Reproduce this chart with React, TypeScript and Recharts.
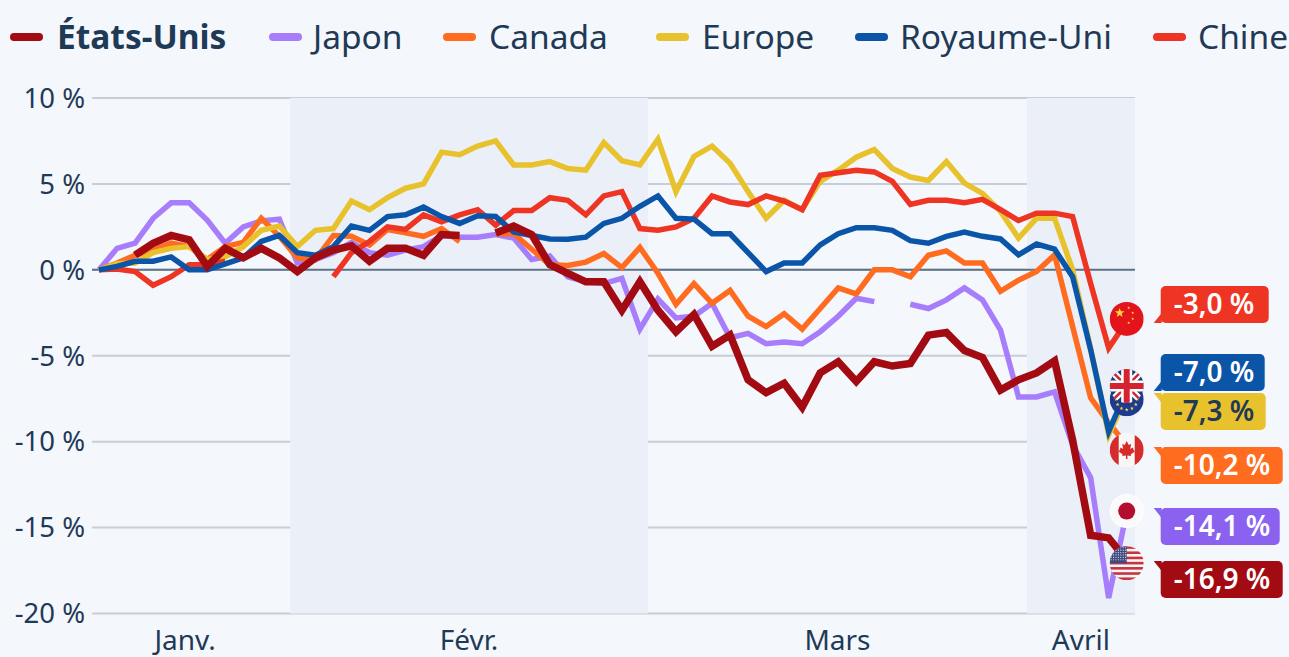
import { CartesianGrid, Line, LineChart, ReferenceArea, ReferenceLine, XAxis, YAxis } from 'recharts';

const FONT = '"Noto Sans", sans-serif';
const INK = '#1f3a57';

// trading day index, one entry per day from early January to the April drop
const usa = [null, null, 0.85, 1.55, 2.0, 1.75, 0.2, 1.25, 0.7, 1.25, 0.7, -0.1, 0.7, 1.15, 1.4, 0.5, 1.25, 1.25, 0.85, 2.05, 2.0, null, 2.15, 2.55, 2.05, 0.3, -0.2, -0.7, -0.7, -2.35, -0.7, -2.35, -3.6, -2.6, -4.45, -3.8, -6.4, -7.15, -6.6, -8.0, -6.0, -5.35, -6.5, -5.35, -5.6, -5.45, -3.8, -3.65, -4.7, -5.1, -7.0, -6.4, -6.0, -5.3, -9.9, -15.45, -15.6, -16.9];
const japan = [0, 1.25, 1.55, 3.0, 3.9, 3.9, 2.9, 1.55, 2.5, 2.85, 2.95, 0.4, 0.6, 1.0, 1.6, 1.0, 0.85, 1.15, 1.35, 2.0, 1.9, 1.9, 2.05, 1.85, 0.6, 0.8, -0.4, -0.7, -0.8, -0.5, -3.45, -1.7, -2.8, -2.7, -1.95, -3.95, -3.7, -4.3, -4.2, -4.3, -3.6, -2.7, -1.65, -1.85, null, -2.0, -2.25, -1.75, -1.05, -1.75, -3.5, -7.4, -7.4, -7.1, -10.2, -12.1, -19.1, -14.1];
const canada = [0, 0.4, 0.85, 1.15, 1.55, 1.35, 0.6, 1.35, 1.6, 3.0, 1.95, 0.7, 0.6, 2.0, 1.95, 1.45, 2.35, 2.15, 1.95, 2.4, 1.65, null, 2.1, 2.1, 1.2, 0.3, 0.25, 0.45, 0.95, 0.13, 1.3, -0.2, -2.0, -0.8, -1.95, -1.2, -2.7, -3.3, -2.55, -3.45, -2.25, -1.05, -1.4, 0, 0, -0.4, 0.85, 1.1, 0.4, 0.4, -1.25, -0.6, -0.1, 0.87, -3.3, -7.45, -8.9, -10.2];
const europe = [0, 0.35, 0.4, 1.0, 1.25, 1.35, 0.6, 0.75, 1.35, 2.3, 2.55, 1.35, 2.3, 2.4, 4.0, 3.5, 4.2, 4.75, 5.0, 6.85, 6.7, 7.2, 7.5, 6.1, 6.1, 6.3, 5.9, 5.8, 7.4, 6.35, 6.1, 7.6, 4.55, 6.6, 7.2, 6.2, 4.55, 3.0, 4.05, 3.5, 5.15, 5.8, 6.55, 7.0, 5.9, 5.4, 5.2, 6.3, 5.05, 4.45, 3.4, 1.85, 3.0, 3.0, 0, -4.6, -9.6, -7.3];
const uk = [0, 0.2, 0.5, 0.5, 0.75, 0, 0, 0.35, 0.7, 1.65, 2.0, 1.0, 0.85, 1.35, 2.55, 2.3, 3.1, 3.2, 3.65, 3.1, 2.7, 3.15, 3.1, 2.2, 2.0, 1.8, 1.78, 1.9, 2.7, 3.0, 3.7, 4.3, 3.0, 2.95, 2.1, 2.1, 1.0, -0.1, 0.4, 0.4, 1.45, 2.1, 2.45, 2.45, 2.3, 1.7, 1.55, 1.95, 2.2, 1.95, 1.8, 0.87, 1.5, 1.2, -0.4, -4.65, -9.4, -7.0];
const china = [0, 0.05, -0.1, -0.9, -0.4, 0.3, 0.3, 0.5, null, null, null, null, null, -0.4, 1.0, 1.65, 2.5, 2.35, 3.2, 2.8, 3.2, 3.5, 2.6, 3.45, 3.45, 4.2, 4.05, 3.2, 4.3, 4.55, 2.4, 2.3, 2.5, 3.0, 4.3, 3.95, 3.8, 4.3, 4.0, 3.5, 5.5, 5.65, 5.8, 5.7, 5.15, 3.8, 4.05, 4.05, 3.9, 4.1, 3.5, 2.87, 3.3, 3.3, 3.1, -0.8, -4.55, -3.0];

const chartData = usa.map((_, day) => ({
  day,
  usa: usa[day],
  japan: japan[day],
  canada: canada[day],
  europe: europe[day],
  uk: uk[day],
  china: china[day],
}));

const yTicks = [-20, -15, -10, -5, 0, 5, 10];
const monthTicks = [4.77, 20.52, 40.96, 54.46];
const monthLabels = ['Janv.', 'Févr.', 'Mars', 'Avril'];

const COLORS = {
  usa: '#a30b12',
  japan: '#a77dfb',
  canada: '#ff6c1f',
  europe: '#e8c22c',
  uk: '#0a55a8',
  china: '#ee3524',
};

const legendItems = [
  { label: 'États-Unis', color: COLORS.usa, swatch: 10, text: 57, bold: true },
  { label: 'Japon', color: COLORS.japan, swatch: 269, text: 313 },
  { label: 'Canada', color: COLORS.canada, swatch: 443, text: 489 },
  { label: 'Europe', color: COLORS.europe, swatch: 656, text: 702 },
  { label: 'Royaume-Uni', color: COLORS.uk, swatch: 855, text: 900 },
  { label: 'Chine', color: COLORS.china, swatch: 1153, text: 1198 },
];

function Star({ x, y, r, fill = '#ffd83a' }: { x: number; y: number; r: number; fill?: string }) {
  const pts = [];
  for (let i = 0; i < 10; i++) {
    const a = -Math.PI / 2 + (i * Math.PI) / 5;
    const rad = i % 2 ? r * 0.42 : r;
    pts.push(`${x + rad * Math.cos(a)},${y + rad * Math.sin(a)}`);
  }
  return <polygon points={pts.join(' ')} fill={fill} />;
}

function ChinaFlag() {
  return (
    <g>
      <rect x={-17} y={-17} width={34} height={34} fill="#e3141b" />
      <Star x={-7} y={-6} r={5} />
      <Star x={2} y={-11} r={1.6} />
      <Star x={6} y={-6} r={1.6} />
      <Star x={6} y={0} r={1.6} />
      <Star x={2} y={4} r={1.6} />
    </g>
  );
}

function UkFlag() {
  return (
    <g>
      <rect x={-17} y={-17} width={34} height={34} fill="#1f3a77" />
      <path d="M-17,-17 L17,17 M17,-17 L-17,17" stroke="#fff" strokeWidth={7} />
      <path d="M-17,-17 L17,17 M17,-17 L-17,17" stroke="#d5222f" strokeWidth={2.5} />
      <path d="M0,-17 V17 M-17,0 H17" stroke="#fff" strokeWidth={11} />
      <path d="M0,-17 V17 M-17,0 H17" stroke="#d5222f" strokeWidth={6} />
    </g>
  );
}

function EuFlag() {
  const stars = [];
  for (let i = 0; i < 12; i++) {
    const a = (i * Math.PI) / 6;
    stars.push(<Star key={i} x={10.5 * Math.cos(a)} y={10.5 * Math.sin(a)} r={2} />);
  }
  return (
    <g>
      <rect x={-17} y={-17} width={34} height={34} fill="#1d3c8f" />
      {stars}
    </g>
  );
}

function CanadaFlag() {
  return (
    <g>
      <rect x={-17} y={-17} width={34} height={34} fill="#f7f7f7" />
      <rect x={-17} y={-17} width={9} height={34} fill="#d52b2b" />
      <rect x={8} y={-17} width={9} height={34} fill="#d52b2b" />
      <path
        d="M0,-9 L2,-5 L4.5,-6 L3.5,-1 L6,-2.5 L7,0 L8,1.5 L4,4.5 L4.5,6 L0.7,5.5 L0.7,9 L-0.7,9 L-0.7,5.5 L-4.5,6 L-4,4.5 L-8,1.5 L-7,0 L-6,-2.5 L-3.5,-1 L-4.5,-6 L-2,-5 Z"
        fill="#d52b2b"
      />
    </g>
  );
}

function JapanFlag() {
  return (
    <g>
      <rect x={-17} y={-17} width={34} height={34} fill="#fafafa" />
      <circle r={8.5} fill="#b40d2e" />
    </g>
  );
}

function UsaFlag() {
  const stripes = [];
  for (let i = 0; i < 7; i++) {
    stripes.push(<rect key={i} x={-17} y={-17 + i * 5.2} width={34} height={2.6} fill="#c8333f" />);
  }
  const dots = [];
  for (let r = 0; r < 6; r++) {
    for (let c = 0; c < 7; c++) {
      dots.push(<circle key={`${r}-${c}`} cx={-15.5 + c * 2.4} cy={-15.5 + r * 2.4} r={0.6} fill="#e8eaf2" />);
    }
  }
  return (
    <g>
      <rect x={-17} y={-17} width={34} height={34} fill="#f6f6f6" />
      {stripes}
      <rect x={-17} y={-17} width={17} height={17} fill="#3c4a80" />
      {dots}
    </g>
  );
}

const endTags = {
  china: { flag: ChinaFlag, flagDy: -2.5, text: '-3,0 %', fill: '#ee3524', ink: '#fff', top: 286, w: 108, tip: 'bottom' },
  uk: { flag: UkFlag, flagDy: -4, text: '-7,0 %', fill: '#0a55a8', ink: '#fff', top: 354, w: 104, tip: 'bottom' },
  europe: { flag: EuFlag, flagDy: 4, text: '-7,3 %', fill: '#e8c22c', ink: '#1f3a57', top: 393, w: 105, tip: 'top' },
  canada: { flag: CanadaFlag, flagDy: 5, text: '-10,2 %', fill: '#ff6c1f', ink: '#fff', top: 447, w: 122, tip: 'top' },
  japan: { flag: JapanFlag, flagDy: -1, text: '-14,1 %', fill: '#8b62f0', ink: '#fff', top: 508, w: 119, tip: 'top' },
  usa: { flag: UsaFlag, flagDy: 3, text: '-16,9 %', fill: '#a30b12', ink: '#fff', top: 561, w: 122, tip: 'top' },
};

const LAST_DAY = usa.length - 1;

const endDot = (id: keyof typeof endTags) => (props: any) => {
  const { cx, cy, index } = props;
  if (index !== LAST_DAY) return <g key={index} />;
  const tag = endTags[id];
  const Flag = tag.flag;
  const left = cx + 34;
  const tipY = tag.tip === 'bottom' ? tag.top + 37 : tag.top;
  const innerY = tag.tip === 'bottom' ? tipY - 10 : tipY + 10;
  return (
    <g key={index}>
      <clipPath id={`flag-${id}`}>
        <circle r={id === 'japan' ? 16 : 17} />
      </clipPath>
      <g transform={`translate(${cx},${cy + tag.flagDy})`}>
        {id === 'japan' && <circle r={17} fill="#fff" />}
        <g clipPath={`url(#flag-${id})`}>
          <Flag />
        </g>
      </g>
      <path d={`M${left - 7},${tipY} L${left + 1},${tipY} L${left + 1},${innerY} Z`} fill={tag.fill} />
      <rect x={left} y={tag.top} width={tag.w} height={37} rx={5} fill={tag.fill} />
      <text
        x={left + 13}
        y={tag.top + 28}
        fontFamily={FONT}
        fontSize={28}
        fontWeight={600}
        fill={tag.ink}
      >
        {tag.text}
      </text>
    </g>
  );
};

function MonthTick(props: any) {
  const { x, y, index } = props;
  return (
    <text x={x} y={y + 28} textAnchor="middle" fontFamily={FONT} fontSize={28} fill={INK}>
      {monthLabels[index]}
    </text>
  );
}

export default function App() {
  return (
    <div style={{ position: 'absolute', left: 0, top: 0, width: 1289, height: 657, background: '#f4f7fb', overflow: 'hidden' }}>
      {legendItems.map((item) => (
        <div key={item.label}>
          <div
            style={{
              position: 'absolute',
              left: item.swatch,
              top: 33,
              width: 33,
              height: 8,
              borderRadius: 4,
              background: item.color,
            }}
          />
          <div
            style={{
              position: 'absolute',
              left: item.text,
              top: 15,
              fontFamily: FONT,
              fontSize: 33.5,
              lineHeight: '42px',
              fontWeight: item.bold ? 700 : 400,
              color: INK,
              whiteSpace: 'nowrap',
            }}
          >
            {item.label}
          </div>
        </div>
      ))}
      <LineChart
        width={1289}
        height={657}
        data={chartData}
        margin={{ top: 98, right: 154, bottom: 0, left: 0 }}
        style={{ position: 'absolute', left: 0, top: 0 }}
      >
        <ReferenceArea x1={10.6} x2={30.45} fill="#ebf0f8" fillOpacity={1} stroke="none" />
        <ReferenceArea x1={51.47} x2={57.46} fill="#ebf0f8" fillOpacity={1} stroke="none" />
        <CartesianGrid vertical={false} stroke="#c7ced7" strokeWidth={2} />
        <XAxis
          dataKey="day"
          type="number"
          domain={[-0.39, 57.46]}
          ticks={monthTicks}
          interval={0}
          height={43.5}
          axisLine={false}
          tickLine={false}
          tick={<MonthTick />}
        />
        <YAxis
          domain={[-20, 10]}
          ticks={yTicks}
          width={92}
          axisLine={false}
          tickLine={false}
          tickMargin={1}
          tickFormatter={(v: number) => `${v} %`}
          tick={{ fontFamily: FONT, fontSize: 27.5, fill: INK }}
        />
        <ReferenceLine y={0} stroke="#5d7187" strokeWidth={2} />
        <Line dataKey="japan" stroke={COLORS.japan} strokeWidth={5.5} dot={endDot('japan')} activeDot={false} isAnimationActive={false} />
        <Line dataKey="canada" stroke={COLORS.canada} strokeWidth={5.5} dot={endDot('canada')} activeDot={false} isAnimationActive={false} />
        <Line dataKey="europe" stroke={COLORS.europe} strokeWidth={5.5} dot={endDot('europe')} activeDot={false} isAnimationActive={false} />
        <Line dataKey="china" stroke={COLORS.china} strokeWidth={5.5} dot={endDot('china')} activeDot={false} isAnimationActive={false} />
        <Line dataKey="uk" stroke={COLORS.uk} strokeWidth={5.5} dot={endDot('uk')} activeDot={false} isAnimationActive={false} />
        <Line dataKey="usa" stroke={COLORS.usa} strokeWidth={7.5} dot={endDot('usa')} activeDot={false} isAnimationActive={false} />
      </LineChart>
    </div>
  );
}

────────

Quote, please, every line of the material above from its start through the line that has "const INK = '#1f3a57';", reproducing the words exactly and dropping any images.

Reproduce this chart with React, TypeScript and Recharts.
import { CartesianGrid, Line, LineChart, ReferenceArea, ReferenceLine, XAxis, YAxis } from 'recharts';

const FONT = '"Noto Sans", sans-serif';
const INK = '#1f3a57';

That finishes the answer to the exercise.